P. Vasseur : Non, il n'y a pas de « libéralisme honteux ». Cela dépend de ce que vous entendez par libéralisme. Oui ou non, les entreprises françaises, globalement, et les Français eux-mêmes, paient-ils trop d'impôts et de charges ? Moi je pense que la réponse est oui et que donc, nous devons aller vers un allégement des charges qui pèsent sur les Français.
G. Leclerc : Donc il y aura une inflexion ?
P. Vasseur : Une inflexion, si vous voulez. De là à dire que nous allons tomber dans un libéralisme débridé, certainement pas. Ce que je viens de vous dire tout à l'heure sur le dispositif que nous mettons en œuvre, ce n'est pas du libéralisme à la Thatcher. Je pense que nous devrons avoir une politique de responsabilisation, de relance de l'initiative privée, mais il y a un modèle à la française, il y a une exception française. Et ce modèle-là nous entendons bien le conserver.

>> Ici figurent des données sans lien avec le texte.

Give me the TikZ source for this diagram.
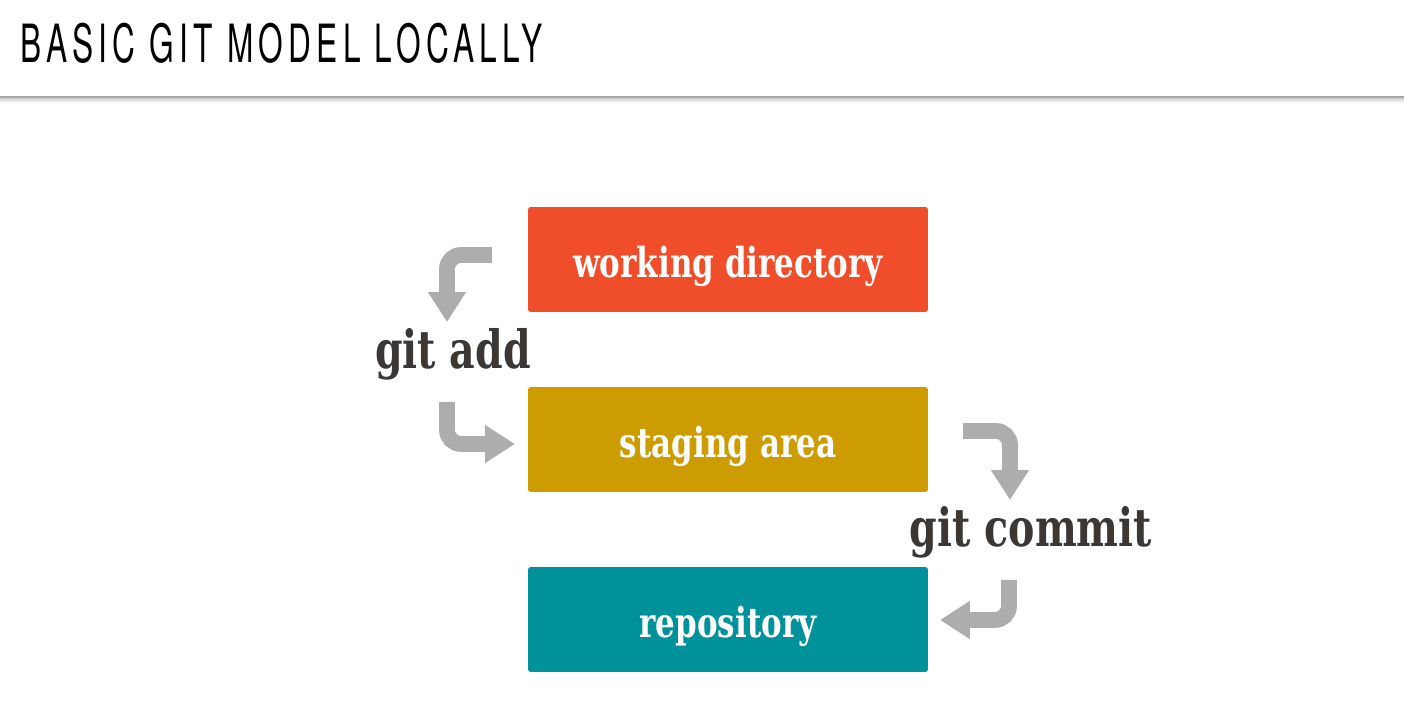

G. Leclerc : En tout cas, les Français, eux, s'attendent à un tour de vis - 68 % selon un dernier sondage. Est-ce que franchement, là, ils n'ont pas raison ?
P. Vasseur : Je crois que les Français jouent à se faire peur ; le pire n'est jamais certain.
G. Leclerc : Le fait d'avoir avancé les élections ce n'est pas tout simplement parce que derrière il y a des mesures désagréables à prendre, pour tenir les critères de Maastricht ?
P. Vasseur : Non, non, sincèrement non. De toute façon des mesures désagréables, s'il fallait les prendre, élections ou pas élections, il faut les prendre.
G. Leclerc : Alors il vaut mieux les prendre après les élections qu'avant ?
P. Vasseur : Sincèrement, je ne le crois pas. Qu’il y ait, et cela c'est vrai, des efforts à accomplir, depuis des années d'ailleurs, c'est parfaitement exact et personne ne le nie. Que ces efforts se traduisent par je ne sais quel coup, je ne sais quelle catastrophe, et je ne sais quel plan de rigueur, sincèrement, là, les Français jouent à se faire peur. Le Premier ministre l'a dit, le Président de la République aussi. L'effort oui, la rigueur non.
G. Leclerc : Et vous allez gagner les élections ?
P. Vasseur : Je le pense, très sincèrement oui.